Set exercise:
Exactly the lines from the start of the data below through the line that contains "from bokeh.resources import INLINE" are to be copied, with pictures left out.
** BEGIN Data segment **
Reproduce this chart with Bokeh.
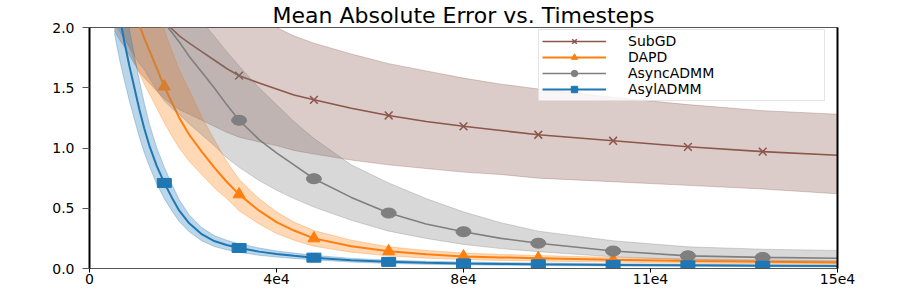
from bokeh.plotting import figure
from bokeh.models import (Range1d, FixedTicker, LinearAxis, Legend, LegendItem,
                          ColumnDataSource, PrintfTickFormatter)
from bokeh.embed import file_html
from bokeh.resources import INLINE

# ---------------- data ----------------
timesteps = [5000, 6000, 7000, 8000, 9000, 10000, 11000, 12000, 13500, 15000,
             16500, 18000, 20000, 22500, 25000, 27500, 30000, 34000, 37500, 41000,
             45000, 52500, 60000, 67500, 75000, 82500, 90000, 105000, 120000, 135000,
             150000]

subgd_mean = [2.9, 2.8, 2.7, 2.6, 2.5, 2.4, 2.33, 2.26, 2.16, 2.07,
              1.99, 1.93, 1.87, 1.80, 1.73, 1.66, 1.60, 1.54, 1.49, 1.44,
              1.40, 1.33, 1.27, 1.22, 1.18, 1.145, 1.11, 1.06, 1.01, 0.97,
              0.94]
subgd_lo = [1.97, 1.90, 1.84, 1.77, 1.70, 1.63, 1.58, 1.54, 1.47, 1.41,
            1.36, 1.32, 1.28, 1.23, 1.18, 1.13, 1.09, 1.05, 1.02, 0.98,
            0.95, 0.90, 0.86, 0.83, 0.80, 0.78, 0.75, 0.72, 0.69, 0.66,
            0.62]
subgd_hi = [3.89, 3.75, 3.62, 3.48, 3.35, 3.22, 3.12, 3.03, 2.89, 2.77,
            2.67, 2.59, 2.51, 2.41, 2.32, 2.22, 2.14, 2.06, 2.00, 1.93,
            1.87, 1.78, 1.70, 1.64, 1.58, 1.53, 1.49, 1.42, 1.36, 1.31,
            1.28]

dapd_mean = [2.75, 2.58, 2.43, 2.29, 2.15, 2.02, 1.91, 1.81, 1.66, 1.51,
             1.38, 1.25, 1.11, 0.97, 0.84, 0.72, 0.615, 0.48, 0.385, 0.315,
             0.25, 0.185, 0.143, 0.118, 0.10, 0.092, 0.085, 0.072, 0.062, 0.055,
             0.05]
dapd_lo = [2.2, 2.06, 1.94, 1.83, 1.72, 1.62, 1.53, 1.45, 1.33, 1.21,
           1.10, 1.0, 0.89, 0.78, 0.67, 0.58, 0.48, 0.37, 0.29, 0.235,
           0.185, 0.135, 0.105, 0.086, 0.074, 0.067, 0.062, 0.053, 0.045, 0.040,
           0.036]
dapd_hi = [3.6, 3.38, 3.18, 3.0, 2.82, 2.65, 2.5, 2.37, 2.18, 1.98,
           1.81, 1.65, 1.48, 1.26, 1.07, 0.89, 0.74, 0.58, 0.47, 0.385,
           0.315, 0.235, 0.18, 0.15, 0.128, 0.117, 0.108, 0.092, 0.08, 0.071,
           0.064]

async_mean = [3.0, 2.9, 2.8, 2.7, 2.6, 2.5, 2.42, 2.33, 2.18, 2.04,
              1.96, 1.88, 1.76, 1.63, 1.50, 1.36, 1.23, 1.07, 0.96, 0.86,
              0.745, 0.59, 0.46, 0.37, 0.305, 0.25, 0.21, 0.145, 0.105, 0.092,
              0.085]
async_lo = [2.04, 1.97, 1.90, 1.84, 1.77, 1.70, 1.65, 1.58, 1.48, 1.39,
            1.33, 1.28, 1.20, 1.11, 1.02, 0.92, 0.84, 0.73, 0.65, 0.58,
            0.51, 0.40, 0.31, 0.25, 0.20, 0.165, 0.14, 0.097, 0.072, 0.063,
            0.058]
async_hi = [3.6, 3.5, 3.4, 3.28, 3.15, 3.03, 2.92, 2.80, 2.62, 2.48,
            2.38, 2.28, 2.17, 2.05, 1.93, 1.80, 1.68, 1.50, 1.36, 1.22,
            1.08, 0.86, 0.71, 0.58, 0.47, 0.38, 0.31, 0.23, 0.18, 0.16,
            0.15]

asyl_mean = [2.35, 2.10, 1.88, 1.68, 1.50, 1.32, 1.16, 1.02, 0.85, 0.71,
             0.59, 0.48, 0.375, 0.285, 0.228, 0.195, 0.17, 0.14, 0.12, 0.105,
             0.09, 0.068, 0.055, 0.047, 0.042, 0.038, 0.035, 0.030, 0.026, 0.022,
             0.020]
asyl_lo = [1.95, 1.74, 1.56, 1.39, 1.24, 1.09, 0.96, 0.85, 0.70, 0.58,
           0.48, 0.39, 0.305, 0.23, 0.183, 0.155, 0.135, 0.11, 0.095, 0.083,
           0.072, 0.053, 0.042, 0.035, 0.031, 0.028, 0.025, 0.021, 0.018, 0.015,
           0.013]
asyl_hi = [2.78, 2.48, 2.22, 1.98, 1.77, 1.56, 1.37, 1.20, 1.00, 0.84,
           0.70, 0.57, 0.445, 0.34, 0.273, 0.235, 0.205, 0.17, 0.145, 0.128,
           0.11, 0.084, 0.069, 0.06, 0.054, 0.049, 0.046, 0.04, 0.036, 0.031,
           0.029]

marker_every = 15000
x_ticks = [0, 37500, 75000, 112500, 150000]
x_tick_labels = ["0", "4e4", "8e4", "11e4", "15e4"]
y_ticks = [0.0, 0.5, 1.0, 1.5, 2.0]

series_names = ["SubGD", "DAPD", "AsyncADMM", "AsylADMM"]
series_colors = ["#8c564b", "#ff7f0e", "#7f7f7f", "#1f77b4"]
series_data = [(subgd_mean, subgd_lo, subgd_hi),
               (dapd_mean, dapd_lo, dapd_hi),
               (async_mean, async_lo, async_hi),
               (asyl_mean, asyl_lo, asyl_hi)]

FONT = "DejaVu Sans"

p = figure(width=881, height=292,
           x_range=Range1d(0, 150000), y_range=Range1d(0, 2),
           output_backend="svg", toolbar_location=None,
           min_border_left=89, min_border_right=44,
           min_border_top=26, min_border_bottom=24,
           title="Mean Absolute Error vs. Timesteps")
p.title.text_font = FONT
p.title.text_font_size = "22px"
p.title.text_font_style = "normal"
p.title.text_color = "black"
p.title.align = "center"
p.title.standoff = 0
p.title.offset = 0

p.xgrid.visible = False
p.ygrid.visible = False
p.outline_line_color = "#555555"
p.outline_line_width = 1
p.background_fill_color = "white"
p.border_fill_color = "white"

# x axis
xa = p.xaxis[0]
xa.ticker = FixedTicker(ticks=x_ticks)
xa.major_label_overrides = {t: l for t, l in zip(x_ticks, x_tick_labels)}
xa.axis_line_color = "#555555"
xa.axis_line_width = 1.2
xa.major_tick_line_color = "black"
xa.major_tick_out = 4
xa.major_tick_in = 0
xa.minor_tick_line_color = None
xa.major_label_text_font = FONT
xa.major_label_text_font_size = "14px"
xa.major_label_text_color = "black"
xa.major_label_standoff = 1

# y axis
ya = p.yaxis[0]
ya.ticker = FixedTicker(ticks=y_ticks)
ya.formatter = PrintfTickFormatter(format="%.1f")
ya.axis_line_color = "black"
ya.axis_line_width = 2
ya.major_tick_line_color = "#555555"
ya.major_tick_out = 7
ya.major_tick_in = 0
ya.minor_tick_line_color = None
ya.major_label_text_font = FONT
ya.major_label_text_font_size = "14px"
ya.major_label_text_color = "black"
ya.major_label_standoff = 8

# right spine
ra = LinearAxis(ticker=FixedTicker(ticks=[]), axis_line_color="black", axis_line_width=2,
                major_tick_line_color=None, minor_tick_line_color=None,
                major_label_text_color=None)
p.add_layout(ra, "right")

items = []
markers = ["x", "triangle", "circle", "square"]
for name, color, (mean, lo, hi), mk in zip(series_names, series_colors, series_data, markers):
    src = ColumnDataSource(dict(x=timesteps, y=mean, lo=lo, hi=hi))
    p.varea(x="x", y1="lo", y2="hi", source=src, fill_color=color, fill_alpha=0.3)
    p.line(x="x", y="lo", source=src, line_color=color, line_alpha=0.3, line_width=1)
    p.line(x="x", y="hi", source=src, line_color=color, line_alpha=0.3, line_width=1)
    lr = p.line(x="x", y="y", source=src, line_color=color,
                line_width=2 if mk in ("square", "triangle") else 1.6)
    keep = [0 < t < timesteps[-1] and t % marker_every == 0 for t in timesteps]
    mx = [t for t, k in zip(timesteps, keep) if k]
    my = [v for v, k in zip(mean, keep) if k]
    msrc = ColumnDataSource(dict(x=mx, y=my))
    if mk == "square":
        lg = p.scatter(x="x", y="y", marker="square", size=8, source=msrc,
                       fill_color=color, line_color=color)
        p.rect(x="x", y="y", width=14, height=9, width_units="screen", height_units="screen",
               source=msrc, fill_color=color, line_color=color)
    elif mk == "circle":
        lg = p.scatter(x="x", y="y", marker="circle", size=9, source=msrc,
                       fill_color=color, line_color=color)
        p.ellipse(x="x", y="y", width=15, height=10, width_units="screen", height_units="screen",
                  source=msrc, fill_color=color, line_color=color)
    elif mk == "triangle":
        lg = p.scatter(x="x", y="y", marker="triangle", size=12, source=msrc,
                       fill_color=color, line_color=color)
    else:
        lg = p.scatter(x="x", y="y", marker="x", size=11, source=msrc,
                       line_color=color, line_width=1.5)
    items.append(LegendItem(label=name, renderers=[lr, lg]))

legend = Legend(items=items, location=(449, 167))
legend.padding = 3
legend.spacing = 0
legend.glyph_width = 64
legend.glyph_height = 16
legend.label_height = 16
legend.label_width = 193
legend.label_standoff = 22
legend.label_text_font = FONT
legend.label_text_font_size = "14px"
legend.label_text_color = "black"
legend.border_line_color = "#cccccc"
legend.border_line_width = 1
legend.background_fill_color = "white"
legend.background_fill_alpha = 0.8
legend.margin = 0
p.add_layout(legend)

open("out.html", "w").write(file_html(p, INLINE))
** END Data segment **
Task answer:
Reproduce this chart with Bokeh.
from bokeh.plotting import figure
from bokeh.models import (Range1d, FixedTicker, LinearAxis, Legend, LegendItem,
                          ColumnDataSource, PrintfTickFormatter)
from bokeh.embed import file_html
from bokeh.resources import INLINE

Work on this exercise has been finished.